## Stated task:
Render the material again word for word, skipping the pictures in it.

## Material:
________________________
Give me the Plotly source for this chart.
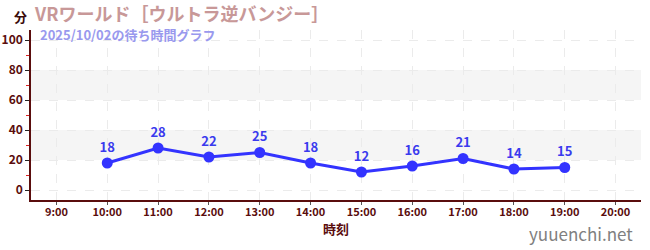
import plotly.graph_objects as go

hours = [10, 11, 12, 13, 14, 15, 16, 17, 18, 19]
waits = [18, 28, 22, 25, 18, 12, 16, 21, 14, 15]
tick_vals = [9, 10, 11, 12, 13, 14, 15, 16, 17, 18, 19, 20]
tick_text = ["9:00", "10:00", "11:00", "12:00", "13:00", "14:00", "15:00",
             "16:00", "17:00", "18:00", "19:00", "20:00"]
bands = [(20, 40), (60, 80)]
title = "VRワールド［ウルトラ逆バンジー］"
subtitle = "2025/10/02の待ち時間グラフ"

FONT = "Noto Sans CJK JP"
AX = "#5a0d0d"

fig = go.Figure()
fig.add_trace(go.Scatter(
    x=hours, y=waits, mode="lines+markers+text",
    text=[str(v) for v in waits], textposition="top center",
    textfont=dict(family=FONT, size=13, color="#3a3aee", weight="bold"),
    line=dict(color="#3333ff", width=3),
    marker=dict(color="#3333ff", size=11),
    cliponaxis=False, hoverinfo="skip"))

for y0, y1 in bands:
    fig.add_shape(type="rect", xref="paper", x0=0, x1=1, yref="y", y0=y0, y1=y1,
                  fillcolor="#f5f5f5", line_width=0, layer="below")

fig.update_layout(
    width=650, height=250, margin=dict(l=31, r=9, t=30, b=50),
    paper_bgcolor="white", plot_bgcolor="white", showlegend=False,
    font=dict(family=FONT, color=AX),
    xaxis=dict(range=[8.5, 20.5], tickvals=tick_vals, ticktext=tick_text,
               automargin=False,
               showline=True, linecolor=AX, linewidth=1.5,
               ticks="outside", ticklen=3, tickcolor="#555",
               ticklabelstandoff=-2,
               tickfont=dict(family=FONT, size=11, color=AX, weight="bold"),
               showgrid=True, gridcolor="#ebebeb", griddash="dash", gridwidth=1,
               zeroline=False,
               title=dict(text="時刻", font=dict(family=FONT, size=13, color=AX, weight="bold"),
                          standoff=4)),
    yaxis=dict(range=[-6.67, 106.7], tickvals=[0, 20, 40, 60, 80, 100],
               automargin=False,
               showline=True, linecolor=AX, linewidth=1.5,
               ticks="outside", ticklen=4, tickcolor="#222",
               tickfont=dict(family=FONT, size=12, color=AX, weight="bold"),
               showgrid=True, gridcolor="#ebebeb", griddash="dash", gridwidth=1,
               zeroline=False,
               minor=dict(tickvals=[10, 30, 50, 70, 90], ticks="outside", ticklen=3,
                          tickcolor="#dd2222", showgrid=False)),
    annotations=[
        dict(text="分", xref="paper", yref="paper", x=0, y=1.0, xanchor="center",
             yanchor="middle", xshift=-11, yshift=14, showarrow=False,
             font=dict(family=FONT, size=13, color="#3a0a0a", weight="bold")),
        dict(text=title, xref="paper", yref="paper", x=0, y=1.0, xanchor="left",
             yanchor="middle", yshift=17, xshift=2, showarrow=False, borderpad=0,
             font=dict(family=FONT, size=18, color="#c89898", weight="bold")),
        dict(text=subtitle, xref="paper", yref="paper", x=0, y=1.0, xanchor="left",
             yanchor="middle", yshift=-4, xshift=8, showarrow=False, borderpad=0,
             font=dict(family=FONT, size=13, color="#9999ee", weight="bold")),
        dict(text="yuuenchi.net", xref="paper", yref="paper", x=1.0, y=0, xanchor="right",
             yanchor="middle", xshift=-6, yshift=-33, showarrow=False,
             font=dict(family=FONT, size=17, color="#808080")),
    ],
)

fig.write_html("out.html")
________________________
## Result:
Give me the Plotly source for this chart.
import plotly.graph_objects as go

hours = [10, 11, 12, 13, 14, 15, 16, 17, 18, 19]
waits = [18, 28, 22, 25, 18, 12, 16, 21, 14, 15]
tick_vals = [9, 10, 11, 12, 13, 14, 15, 16, 17, 18, 19, 20]
tick_text = ["9:00", "10:00", "11:00", "12:00", "13:00", "14:00", "15:00",
             "16:00", "17:00", "18:00", "19:00", "20:00"]
bands = [(20, 40), (60, 80)]
title = "VRワールド［ウルトラ逆バンジー］"
subtitle = "2025/10/02の待ち時間グラフ"

FONT = "Noto Sans CJK JP"
AX = "#5a0d0d"

fig = go.Figure()
fig.add_trace(go.Scatter(
    x=hours, y=waits, mode="lines+markers+text",
    text=[str(v) for v in waits], textposition="top center",
    textfont=dict(family=FONT, size=13, color="#3a3aee", weight="bold"),
    line=dict(color="#3333ff", width=3),
    marker=dict(color="#3333ff", size=11),
    cliponaxis=False, hoverinfo="skip"))

for y0, y1 in bands:
    fig.add_shape(type="rect", xref="paper", x0=0, x1=1, yref="y", y0=y0, y1=y1,
                  fillcolor="#f5f5f5", line_width=0, layer="below")

fig.update_layout(
    width=650, height=250, margin=dict(l=31, r=9, t=30, b=50),
    paper_bgcolor="white", plot_bgcolor="white", showlegend=False,
    font=dict(family=FONT, color=AX),
    xaxis=dict(range=[8.5, 20.5], tickvals=tick_vals, ticktext=tick_text,
               automargin=False,
               showline=True, linecolor=AX, linewidth=1.5,
               ticks="outside", ticklen=3, tickcolor="#555",
               ticklabelstandoff=-2,
               tickfont=dict(family=FONT, size=11, color=AX, weight="bold"),
               showgrid=True, gridcolor="#ebebeb", griddash="dash", gridwidth=1,
               zeroline=False,
               title=dict(text="時刻", font=dict(family=FONT, size=13, color=AX, weight="bold"),
                          standoff=4)),
    yaxis=dict(range=[-6.67, 106.7], tickvals=[0, 20, 40, 60, 80, 100],
               automargin=False,
               showline=True, linecolor=AX, linewidth=1.5,
               ticks="outside", ticklen=4, tickcolor="#222",
               tickfont=dict(family=FONT, size=12, color=AX, weight="bold"),
               showgrid=True, gridcolor="#ebebeb", griddash="dash", gridwidth=1,
               zeroline=False,
               minor=dict(tickvals=[10, 30, 50, 70, 90], ticks="outside", ticklen=3,
                          tickcolor="#dd2222", showgrid=False)),
    annotations=[
        dict(text="分", xref="paper", yref="paper", x=0, y=1.0, xanchor="center",
             yanchor="middle", xshift=-11, yshift=14, showarrow=False,
             font=dict(family=FONT, size=13, color="#3a0a0a", weight="bold")),
        dict(text=title, xref="paper", yref="paper", x=0, y=1.0, xanchor="left",
             yanchor="middle", yshift=17, xshift=2, showarrow=False, borderpad=0,
             font=dict(family=FONT, size=18, color="#c89898", weight="bold")),
        dict(text=subtitle, xref="paper", yref="paper", x=0, y=1.0, xanchor="left",
             yanchor="middle", yshift=-4, xshift=8, showarrow=False, borderpad=0,
             font=dict(family=FONT, size=13, color="#9999ee", weight="bold")),
        dict(text="yuuenchi.net", xref="paper", yref="paper", x=1.0, y=0, xanchor="right",
             yanchor="middle", xshift=-6, yshift=-33, showarrow=False,
             font=dict(family=FONT, size=17, color="#808080")),
    ],
)

fig.write_html("out.html")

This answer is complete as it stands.